We study thermodynamics properties of a one dimensional gas of hard elongated particles. Their centers are restricted to a line, while they can rotate in two-dimensional space.  The particles are shaped like needles, rectangles, ellipses, and ``metronomes" [1-2]. (In each system all particles are identical.) Hard particles lack energy scale, and the temperature appears only as a prefactor in the expression for the free energy. The physical properties of such a system have a non-trivial dependence on the density and on the shape of the particles. We use both Monte Carlo methods and transfer matrix approach to study the systems.

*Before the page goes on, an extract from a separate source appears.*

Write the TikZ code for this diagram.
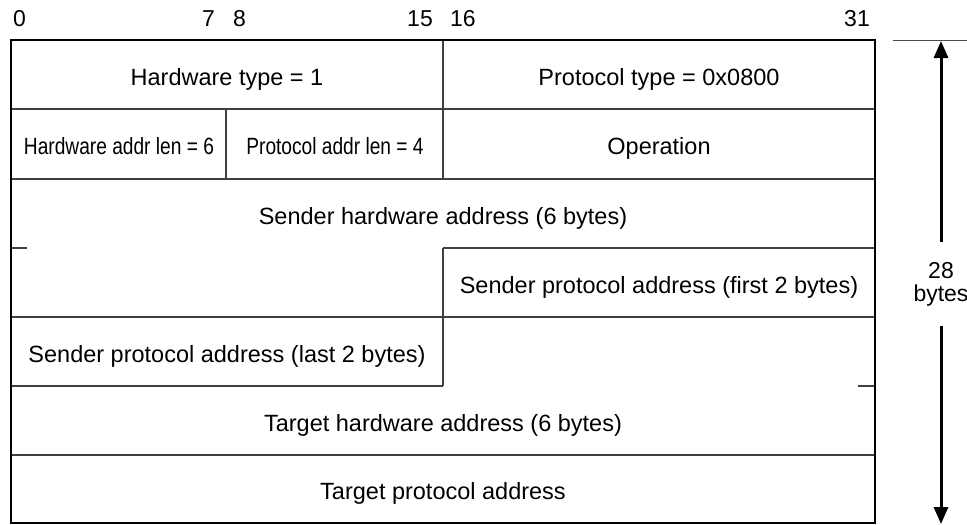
\documentclass[tikz,border=0pt]{standalone}
\usepackage{fontspec}
\setmainfont{Liberation Sans}
\newfontfamily\narrowfont{Liberation Sans}[FakeStretch=0.815]
\usetikzlibrary{arrows.meta}
\begin{document}
\begin{tikzpicture}[x=1pt,y=-1pt,
  txt/.style={inner sep=0pt,anchor=base,font=\fontsize{23.5}{23.5}\selectfont},
  ntxt/.style={inner sep=0pt,anchor=base,font=\fontsize{23.5}{23.5}\selectfont\narrowfont},
  bitnum/.style={inner sep=0pt,font=\fontsize{23}{23}\selectfont},
  inner/.style={line width=1.2pt,draw=black!75},
  outer/.style={line width=2pt,draw=black},
  arr/.style={line width=3pt,-{Triangle[width=14pt,length=17pt]}},
  refline/.style={line width=1pt,draw=black!70}]
\useasboundingbox (0,0) rectangle (967,525);
% inner lines
\draw[inner] (11,109) -- (875,109);
\draw[inner] (11,179) -- (875,179);
\draw[inner] (11,248) -- (27,248);
\draw[inner] (443,248) -- (875,248);
\draw[inner] (11,317) -- (875,317);
\draw[inner] (11,386) -- (443,386);
\draw[inner] (858,386) -- (875,386);
\draw[inner] (11,455) -- (875,455);
\draw[inner] (443,40) -- (443,179);
\draw[inner] (226,109) -- (226,179);
\draw[inner] (443,248) -- (443,386);
\draw[outer] (11,40) rectangle (875,523);
% bit numbers
\node[bitnum,anchor=base west] (b0) at (13,26) {0};
\node[bitnum,anchor=base east] (b7) at (215,26) {7};
\node[bitnum,anchor=base west] (b8) at (233,26) {8};
\node[bitnum,anchor=base east] (b15) at (433,26) {15};
\node[bitnum,anchor=base west] (b16) at (450,26) {16};
\node[bitnum,anchor=base east] (b31) at (870,26) {31};
% fields (baseline = row centre + 10.5)
\node[txt] (hwtype) at (227,85) {Hardware type = 1};
\node[txt] (prtype) at (659,85) {Protocol type = 0x0800};
\node[ntxt] (hwlen) at (119,154.5) {Hardware addr len = 6};
\node[ntxt] (prlen) at (335,154.5) {Protocol addr len = 4};
\node[txt] (op) at (659,154.5) {Operation};
\node[txt] (sha) at (443,224) {Sender hardware address (6 bytes)};
\node[txt] (spa1) at (659,293) {Sender protocol address (first 2 bytes)};
\node[txt] (spa2) at (227,362) {Sender protocol address (last 2 bytes)};
\node[txt] (tha) at (443,431) {Target hardware address (6 bytes)};
\node[txt] (tpa) at (443,499.5) {Target protocol address};
% size indicator
\coordinate (rl0) at (893,40);
\coordinate (rl1) at (967,40);
\draw[refline] (rl0) -- (rl1);
\coordinate (top) at (941,41);
\coordinate (bot) at (941,524);
\node[inner sep=0pt,font=\fontsize{23}{23}\selectfont,align=center,inner xsep=0pt,inner ysep=20pt] (len) at (941,284) {28\\bytes};
\draw[arr] (len.north) -- (top);
\draw[arr] (len.south) -- (bot);
\end{tikzpicture}
\end{document}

There exists a formalism [3] that relates the elastic properties of hard potentials to the probabilities of contacts between particles. We use Monte Carlo methods to estimate those probabilities and calculate the pressure and elasticity coefficient of the hard-needle gas as a function of its density, and compare the results with the same quantities obtained analytically from a transfer matrix approach [1].

Correlations between orientations of the objects are studied (by transfer matrix method) as a function of density and aspect ratio. The behavior in the extreme high-density (jamming) limit is described by a few universality classes depending on the object's shape. In particular, there is a diverging correlation length when the contact point  of  adjacent objects is far from the line along which their centers move, as for needles and rectangles [2].

[1] Y. Kantor and M. Kardar, Phys. Rev. E 79, 041109 (2009).

[2] Y. Kantor and M. Kardar, Europhys. Lett. 87, 60002 (2009).

[3] M. Murat and Y. Kantor, Phys. Rev. E 74, 031124 (2006).